The storm database includes weather events from 1950 through the year 2011 and contains data estimates such as the number fatalities and injuries for each weather event as well as economic cost damage to properties and crops for each weather event.
The estimates for fatalities and injuries were used to determine weather events with the most harmful impact to population health.
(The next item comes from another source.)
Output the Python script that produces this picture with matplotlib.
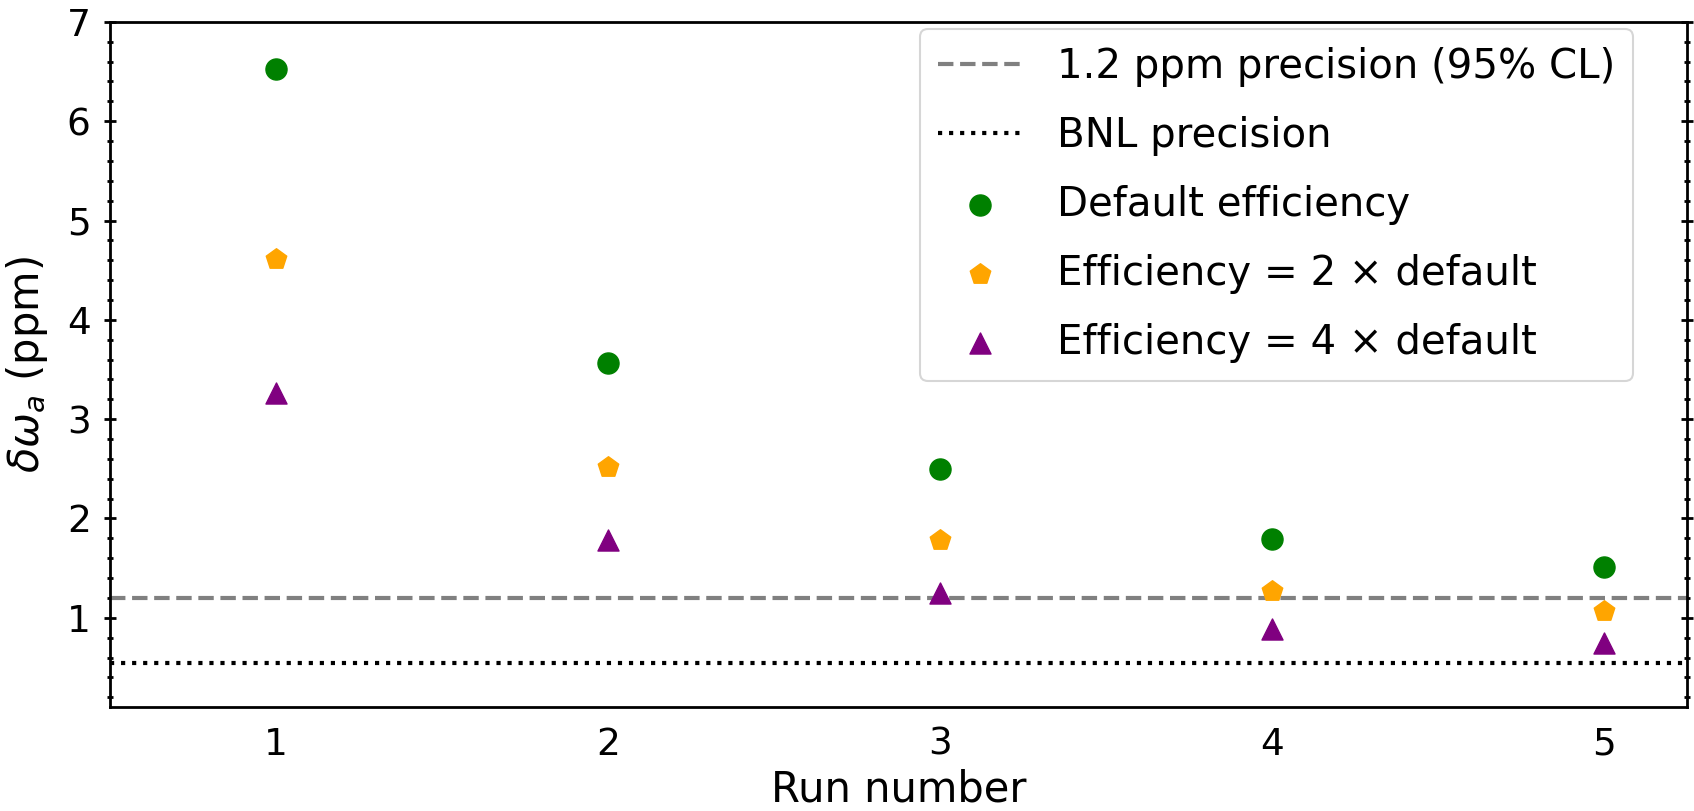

Property damage and crop damage cost estimates were used to determine weather events with the greatest economic consequences.
library(ggplot2)
library(xtable)
library(knitr)
library(dplyr)
##
## Attaching package: 'dplyr'
## The following objects are masked from 'package:stats':
##
## filter, lag
## The following objects are masked from 'package:base':
##
## intersect, setdiff, setequal, union
stormURL <- "https://d396qusza40orc.cloudfront.net/repdata%2Fdata%2FStormData.csv.bz2"
storm <- "data/storm-data.csv.bz2"
if (!file.exists('data')) {
dir.create('data')}
if (!file.exists(storm)) {
download.file(url = stormURL, destfile = storm)}
stormData <- read.csv(storm, sep = ",", header = TRUE)
names(stormData)
## [1] "STATE__" "BGN_DATE" "BGN_TIME" "TIME_ZONE" "COUNTY"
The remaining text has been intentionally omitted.